San Pablo a los de Éfeso les aconsejaba que se edificaran mutuamente entonando salmos y cánticos inspirados. Pero les anticipó que para eso antes debían estar “llenos del Espíritu Santo” (Ef 5, 18-20). Bien sabía Pablo por experiencia que, sin la acción del Espíritu Santo, la oración de alabanza no puede brotar de nuestros corazones y labios. Ernest Gentile lo explica, cuando escribe en su libro “Adora a Dios”: “El Espíritu descongela las ideas de la gente referentes a Dios, y vivifica la verdad bíblica en sus corazones”. Una mujer samaritana le preguntó a Jesús cuál era el lugar indicado para poder alabar a Dios. Jesús le dio una respuesta indiscutible; le dijo: “Los verdaderos adoradores adorarán al Padre en Espíritu y Verdad” (Jn 4,23). Los comentaristas de la Biblia escriben con mayúscula Espíritu, ya que, como señala Raymond Brown, aquí “no se refiere al espíritu del hombre, sino al Espíritu de Dios”.

 

Jesús dijo: “Si alguno tiene sed, venga a mí y beba… Del interior del que crea en mí brotarán ríos de agua viva” ( Jn 7, 37-38 ).

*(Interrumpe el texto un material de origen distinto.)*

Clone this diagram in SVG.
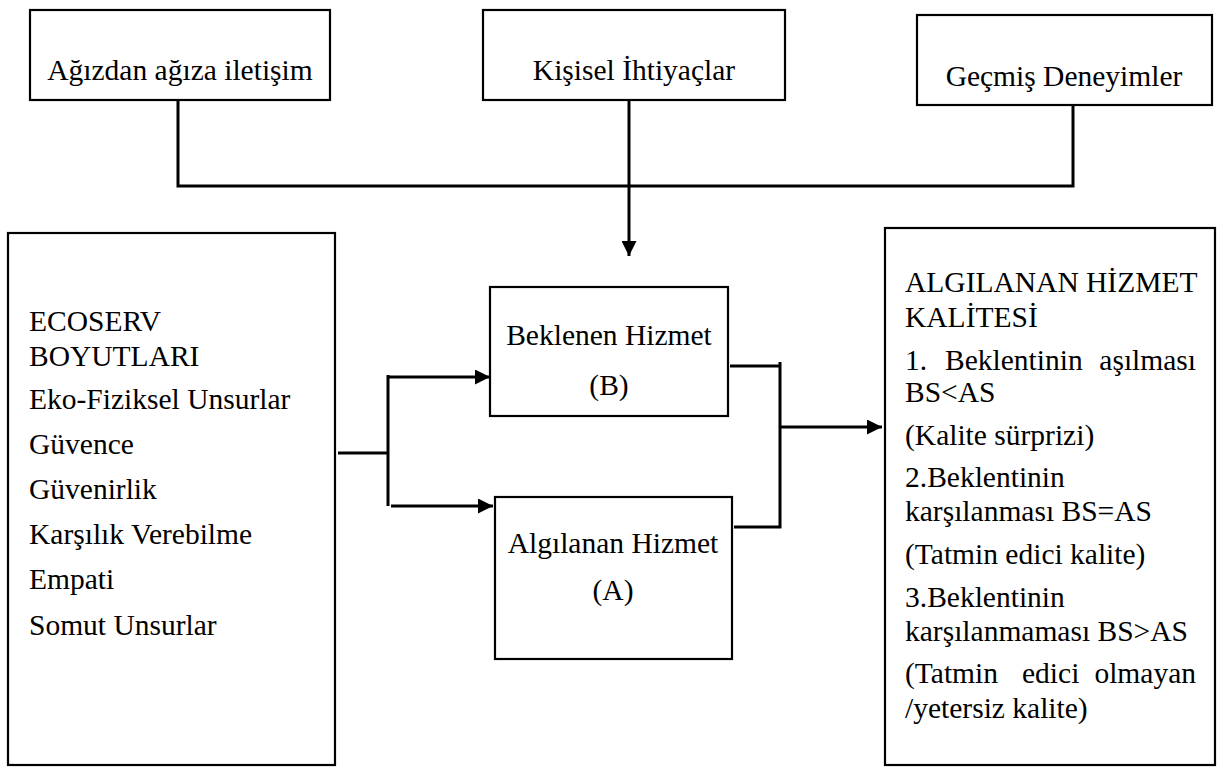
<svg xmlns="http://www.w3.org/2000/svg" width="1222" height="768" viewBox="0 0 1222 768">
<style>
.box{fill:#fff;stroke:#000;stroke-width:2.2}
.t{font-size:29.5px;fill:#000}
.c{text-anchor:middle}
.ln{fill:none;stroke:#000;stroke-width:3}
</style>
<defs>
<marker id="ah" viewBox="0 0 10 10" refX="10" refY="5" markerWidth="15" markerHeight="15" markerUnits="userSpaceOnUse" orient="auto">
<path d="M0,0 L10,5 L0,10 z" fill="#000"/>
</marker>
</defs>
<rect width="1222" height="768" fill="#fff"/>
<g id="connectors">
<path class="ln" d="M178,100 V186 H1073 V105"/>
<path class="ln" d="M629,100 V256" marker-end="url(#ah)"/>
<path class="ln" d="M338,453 H388"/>
<path class="ln" d="M388,375 V506"/>
<path class="ln" d="M388,377 H490" marker-end="url(#ah)"/>
<path class="ln" d="M391,506 H493" marker-end="url(#ah)"/>
<path class="ln" d="M730,366 H780"/>
<path class="ln" d="M780,362 V527 H734"/>
<path class="ln" d="M780,427 H882" marker-end="url(#ah)"/>
</g>
<g font-family="Liberation Serif, 'Times New Roman', serif">
<g id="n1"><rect class="box" x="30" y="10" width="300" height="90"/><text class="t c" x="180" y="80">Ağızdan ağıza iletişim</text></g>
<g id="n2"><rect class="box" x="483" y="10" width="302" height="90"/><text class="t c" x="634" y="80">Kişisel İhtiyaçlar</text></g>
<g id="n3"><rect class="box" x="917" y="15" width="295" height="90"/><text class="t c" x="1064" y="86">Geçmiş Deneyimler</text></g>
<g id="n4"><rect class="box" x="8" y="233" width="327" height="532"/>
<text class="t" x="29" y="331">ECOSERV</text>
<text class="t" x="29" y="366">BOYUTLARI</text>
<text class="t" x="29" y="409">Eko-Fiziksel Unsurlar</text>
<text class="t" x="29" y="454">Güvence</text>
<text class="t" x="29" y="499">Güvenirlik</text>
<text class="t" x="29" y="544">Karşılık Verebilme</text>
<text class="t" x="29" y="589">Empati</text>
<text class="t" x="29" y="635">Somut Unsurlar</text>
</g>
<g id="n5"><rect class="box" x="490" y="287" width="238" height="129"/>
<text class="t c" x="609" y="345">Beklenen Hizmet</text>
<text class="t c" x="609" y="395">(B)</text></g>
<g id="n6"><rect class="box" x="495" y="497" width="237" height="162"/>
<text class="t c" x="613" y="553">Algılanan Hizmet</text>
<text class="t c" x="613" y="600">(A)</text></g>
<g id="n7"><rect class="box" x="885" y="228" width="330" height="537"/>
<text class="t" x="905" y="292">ALGILANAN HİZMET</text>
<text class="t" x="905" y="327">KALİTESİ</text>
<text class="t" x="905" y="370">1.<tspan x="945">Beklentinin</tspan><tspan x="1196" text-anchor="end">aşılması</tspan></text>
<text class="t" x="905" y="402">BS&lt;AS</text>
<text class="t" x="905" y="445">(Kalite sürprizi)</text>
<text class="t" x="905" y="487">2.Beklentinin</text>
<text class="t" x="905" y="521">karşılanması BS=AS</text>
<text class="t" x="905" y="564">(Tatmin edici kalite)</text>
<text class="t" x="905" y="607">3.Beklentinin</text>
<text class="t" x="905" y="641">karşılanmaması BS&gt;AS</text>
<text class="t" x="905" y="683">(Tatmin<tspan x="1022">edici</tspan><tspan x="1196" text-anchor="end">olmayan</tspan></text>
<text class="t" x="905" y="718">/yetersiz kalite)</text>
</g>
</g>
</svg>
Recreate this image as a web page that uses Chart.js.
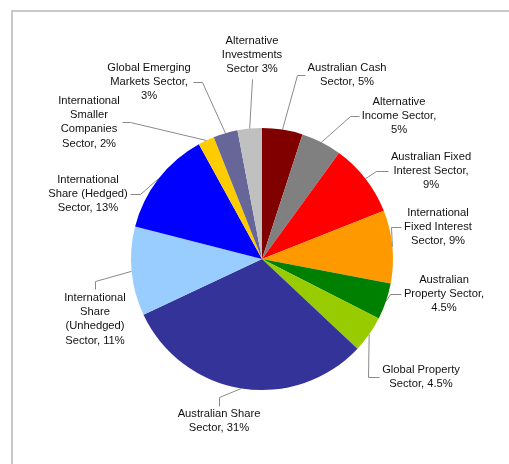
<!DOCTYPE html>
<html>
<head>
<meta charset="utf-8">
<script src="https://cdn.jsdelivr.net/npm/chart.js@4"></script>
<style>
  html, body { margin: 0; padding: 0; background: #fff; overflow: hidden; }
  #frame { position: absolute; left: 11px; top: 10px; width: 530px; height: 480px; border: 2px solid #c8c8c8; }
  #wrap { position: absolute; left: 0; top: 0; width: 509px; height: 464px; }
</style>
</head>
<body>
<div id="frame"></div>
<div id="wrap"><canvas id="chartCanvas" width="509" height="464"></canvas></div>
<script>
// sectors, clockwise from 12 o'clock
var categories = [
    "Australian Cash Sector",
    "Alternative Income Sector",
    "Australian Fixed Interest Sector",
    "International Fixed Interest Sector",
    "Australian Property Sector",
    "Global Property Sector",
    "Australian Share Sector",
    "International Share (Unhedged) Sector",
    "International Share (Hedged) Sector",
    "International Smaller Companies Sector",
    "Global Emerging Markets Sector",
    "Alternative Investments Sector"
];
var shares = [5, 5, 9, 9, 4.5, 4.5, 31, 11, 13, 2, 3, 3];
var sliceColors = ["#800000", "#808080", "#ff0000", "#ff9900", "#008000", "#99cc00",
                   "#333399", "#99ccff", "#0000ff", "#ffcc00", "#666699", "#c0c0c0"];

// how each label wraps, {v} is the share
var labelLines = [
    ["Australian Cash", "Sector, {v}%"],
    ["Alternative", "Income Sector,", "{v}%"],
    ["Australian Fixed", "Interest Sector,", "{v}%"],
    ["International", "Fixed Interest", "Sector, {v}%"],
    ["Australian", "Property Sector,", "{v}%"],
    ["Global Property", "Sector, {v}%"],
    ["Australian Share", "Sector, {v}%"],
    ["International", "Share", "(Unhedged)", "Sector, {v}%"],
    ["International", "Share (Hedged)", "Sector, {v}%"],
    ["International", "Smaller", "Companies", "Sector, {v}%"],
    ["Global Emerging", "Markets Sector,", "{v}%"],
    ["Alternative", "Investments", "Sector {v}%"]
];

// label box centre relative to pie centre, side the leader joins, elbow length
var labelPlaces = [
    [85, -184, "left", 8],
    [137, -143, "left", 9],
    [169, -88, "left", 12],
    [176, -32, "left", 10],
    [182, 35, "left", 11],
    [159, 118, "left", 11],
    [-43, 162, "top", 9],
    [-167, 60, "top", 8],
    [-174, -65, "right", 10],
    [-173, -137, "right", 8],
    [-113, -177, "right", 9],
    [-10, -204, "bottom", 0]
];

var lineH = 14.3;

var outsideLabels = {
    id: "outsideLabels",
    afterDatasetsDraw: function (chart) {
        var ctx = chart.ctx;
        var arcs = chart.getDatasetMeta(0).data;
        ctx.save();
        ctx.font = '11.2px "Liberation Sans", Arial, sans-serif';
        ctx.textAlign = "center";
        ctx.textBaseline = "middle";
        for (var i = 0; i < arcs.length; i++) {
            var p = arcs[i].getProps(["x", "y", "startAngle", "endAngle", "outerRadius"], true);
            var mid = (p.startAngle + p.endAngle) / 2;
            var ex = p.x + Math.cos(mid) * p.outerRadius;
            var ey = p.y + Math.sin(mid) * p.outerRadius;
            var place = labelPlaces[i];
            var cx = p.x + place[0], cy = p.y + place[1];
            var lines = labelLines[i].map(function (s) { return s.replace("{v}", shares[i]); });
            var w = 0;
            lines.forEach(function (l) { w = Math.max(w, ctx.measureText(l).width); });
            var h = lines.length * lineH;
            var ax, ay, bx, by;
            if (place[2] == "left") { ax = cx - w / 2 - 3; ay = cy; bx = ax - place[3]; by = ay; }
            else if (place[2] == "right") { ax = cx + w / 2 + 2; ay = cy; bx = ax + place[3]; by = ay; }
            else if (place[2] == "top") { ax = cx; ay = cy - h / 2 - 1; bx = ax; by = ay - place[3]; }
            else { ax = cx; ay = cy + h / 2 + 3; bx = ax; by = ay + place[3]; }
            ctx.strokeStyle = "#8a8a8a";
            ctx.lineWidth = 1;
            ctx.beginPath();
            ctx.moveTo(ex, ey);
            ctx.lineTo(Math.round(bx) + 0.5, Math.round(by) + 0.5);
            ctx.lineTo(Math.round(ax) + 0.5, Math.round(ay) + 0.5);
            ctx.stroke();
            ctx.fillStyle = "#111";
            for (var k = 0; k < lines.length; k++) {
                ctx.fillText(lines[k], cx, cy - h / 2 + lineH * (k + 0.5));
            }
        }
        ctx.restore();
    }
};

new Chart(document.getElementById("chartCanvas"), {
    type: "pie",
    data: {
        labels: categories,
        datasets: [{
            data: shares,
            backgroundColor: sliceColors,
            borderWidth: 0
        }]
    },
    options: {
        responsive: false,
        animation: false,
        layout: { padding: { left: 131, right: 116, top: 128, bottom: 74 } },
        plugins: {
            legend: { display: false },
            tooltip: { enabled: false }
        }
    },
    plugins: [outsideLabels]
});
</script>
</body>
</html>
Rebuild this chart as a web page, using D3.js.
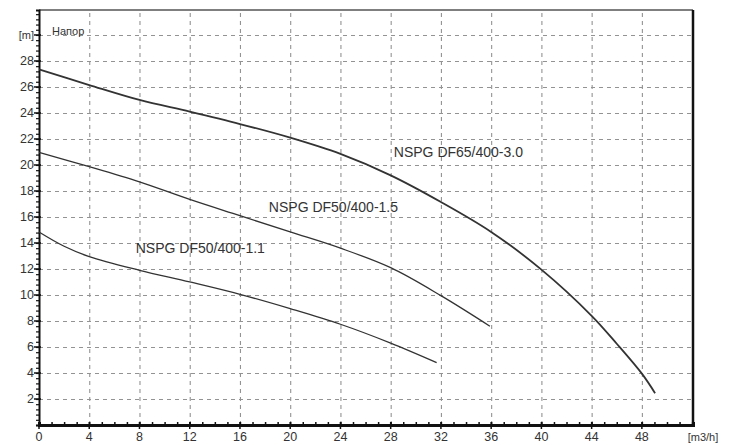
<!DOCTYPE html>
<html><head><meta charset="utf-8">
<script src="https://cdn.jsdelivr.net/npm/d3@7"></script>
<style>body{margin:0;background:#fff}svg{display:block}</style>
</head><body>
<svg id="c" width="735" height="445"></svg>
<script>
const xTicks = [0,4,8,12,16,20,24,28,32,36,40,44,48];
const yTicks = [2,4,6,8,10,12,14,16,18,20,22,24,26,28];
const yUnit = "[m]", xUnit = "[m3/h]", yTitle = "Напор";

const q65 = [0,4,8,12,16,20,24,28,32,36,40,44,46,48,49.05];
const h65 = [27.35,26.15,25.0,24.1,23.15,22.1,20.85,19.2,17.15,14.85,11.95,8.4,6.25,3.95,2.45];
const q15 = [0,4,8,12,16,20,24,28,32,35.9];
const h15 = [20.97,19.87,18.7,17.35,16.1,14.85,13.6,12.1,9.95,7.6];
const q11 = [0,2,4,8,12,16,20,24,28,31.66];
const h11 = [14.85,13.75,12.95,11.9,11.0,10.05,8.95,7.75,6.3,4.8];
const seriesNames = ["NSPG DF65/400-3.0","NSPG DF50/400-1.5","NSPG DF50/400-1.1"];
const labelAt = [[28.25,20.6],[18.3,16.4],[7.7,13.2]];

const svg = d3.select("#c");
const L=39, R=693, T=10, B=425;
const x = d3.scaleLinear().domain([0,52.07]).range([L,R]);
const y = d3.scaleLinear().domain([0,31.92]).range([B,T]);

// grid via axes
const gridX = d3.axisBottom(x).tickValues(xTicks.filter(d=>d>0).concat([52])).tickSize(-(B-T)).tickFormat("");
const ggx = svg.append("g").attr("transform",`translate(0,${B})`).call(gridX);
ggx.select(".domain").remove();
ggx.selectAll(".tick line").attr("stroke","#939393").attr("stroke-width",1.1).attr("stroke-dasharray","4 4");
const gridY = d3.axisLeft(y).tickValues(yTicks.concat([30])).tickSize(-(R-L)).tickFormat("");
const ggy = svg.append("g").attr("transform",`translate(${L},0)`).call(gridY);
ggy.select(".domain").remove();
ggy.selectAll(".tick line").attr("stroke","#939393").attr("stroke-width",1.1).attr("stroke-dasharray","4 4");

const g = svg.append("g");
// frame
g.append("line").attr("x1",L).attr("x2",R).attr("y1",T).attr("y2",T).attr("stroke","#555").attr("stroke-width",1.5);
g.append("line").attr("x1",R).attr("x2",R).attr("y1",T).attr("y2",B).attr("stroke","#111").attr("stroke-width",2.5);

// axes
const xAxis = d3.axisBottom(x).tickValues(d3.range(0,53,1)).tickSize(-3).tickFormat("");
const gx = g.append("g").attr("transform",`translate(0,${B})`).call(xAxis);
gx.select(".domain").attr("stroke","#111").attr("stroke-width",3);
gx.selectAll(".tick line").attr("stroke","#111").attr("stroke-width",1.5);
const yAxis = d3.axisLeft(y).tickValues(d3.range(0,31.9,0.4)).tickSize(3).tickFormat("");
const gy = g.append("g").attr("transform",`translate(${L},0)`).call(yAxis);
gy.select(".domain").attr("stroke","#111").attr("stroke-width",2);
gy.selectAll(".tick line").attr("stroke","#111").attr("stroke-width",1.2);
// major ticks
g.selectAll("line.myt").data(yTicks.concat([30])).join("line").attr("class","myt")
 .attr("x1",L-5).attr("x2",L+2).attr("y1",d=>y(d)).attr("y2",d=>y(d)).attr("stroke","#111").attr("stroke-width",1.5);
g.selectAll("line.mxt").data(xTicks).join("line").attr("class","mxt")
 .attr("y1",B-3).attr("y2",B+4).attr("x1",d=>x(d)).attr("x2",d=>x(d)).attr("stroke","#111").attr("stroke-width",1.5);

const font = "'Liberation Sans', Arial, sans-serif";
g.selectAll("text.yl").data(yTicks).join("text").attr("class","yl")
 .attr("x",L-5).attr("y",d=>y(d)+4.5).attr("text-anchor","end")
 .attr("font-family",font).attr("font-size",12.5).attr("fill","#333").text(d=>d);
g.append("text").attr("x",L-5).attr("y",y(30)+4).attr("text-anchor","end")
 .attr("font-family",font).attr("font-size",11).attr("fill","#333").text(yUnit);
g.selectAll("text.xl").data(xTicks).join("text").attr("class","xl")
 .attr("x",d=>x(d)).attr("y",441).attr("text-anchor","middle")
 .attr("font-family",font).attr("font-size",12.5).attr("fill","#333").text(d=>d);
g.append("text").attr("x",703).attr("y",441).attr("text-anchor","middle")
 .attr("font-family",font).attr("font-size",11).attr("fill","#333").text(xUnit);
g.append("text").attr("x",52).attr("y",35).attr("font-family",font).attr("font-size",11).attr("fill","#333").text(yTitle);

// curves
const line = d3.line().x(d=>x(d[0])).y(d=>y(d[1])).curve(d3.curveCatmullRom.alpha(0.5));
const data = [[q65,h65,1.8],[q15,h15,1.3],[q11,h11,1.3]];
data.forEach(([qs,hs,w])=>{
  g.append("path").datum(qs.map((q,i)=>[q,hs[i]])).attr("d",line)
   .attr("fill","none").attr("stroke","#333").attr("stroke-width",w);
});
g.selectAll("text.sl").data(seriesNames).join("text").attr("class","sl")
 .attr("x",(d,i)=>x(labelAt[i][0])).attr("y",(d,i)=>y(labelAt[i][1]))
 .attr("font-family",font).attr("font-size",14).attr("fill","#333").text(d=>d);
</script>
</body></html>
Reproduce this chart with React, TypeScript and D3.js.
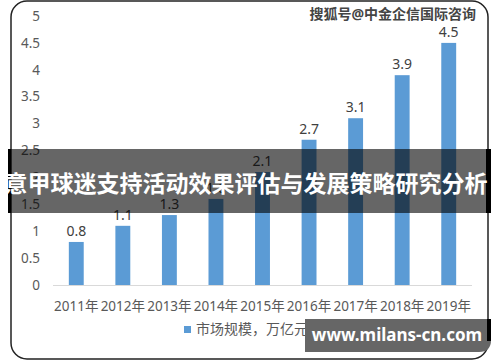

San Juan explica que esos ríos de agua viva simbolizan al Espíritu Santo. Esos ríos de agua viva denotan la vida abundante, que Jesús prometió a los que creyeran en él. Esa vida abundante se manifiesta por medio de la oración de alabanza, que exteriorizan los ríos de agua viva, que el Espíritu Santo hace brotar en los corazones. Escribe Raymond Brown: “El Espíritu eleva a los hombres por encima del suelo y de la carne y los capacita para adorar adecuadamente”  El día de la resurrección, Jesús sopló sobre sus apóstoles y les dijo: “Reciban el Espíritu Santo”(Jn 20,22 ). 

 

El aliento de Jesús se introdujo en el alma de los apóstoles y comenzó a invadir sus corazones, que desbordaron en alabanzas jubilosas el día de Pentecostés, cuando quedaron totalmente llenos del Espíritu Santo. Dice Ernest Gentile: “El Paráclito provoca en el corazón de los adoradores las expresiones más elevadas de adoración y alabanza”. Toda oración de alabanza es impulsada y dirigida siempre por el Espíritu Santo. De aquí que antes de intentar alabar a Dios, hay que pedirle al Espíritu Santo que con su llave de amor “abra nuestros labios”.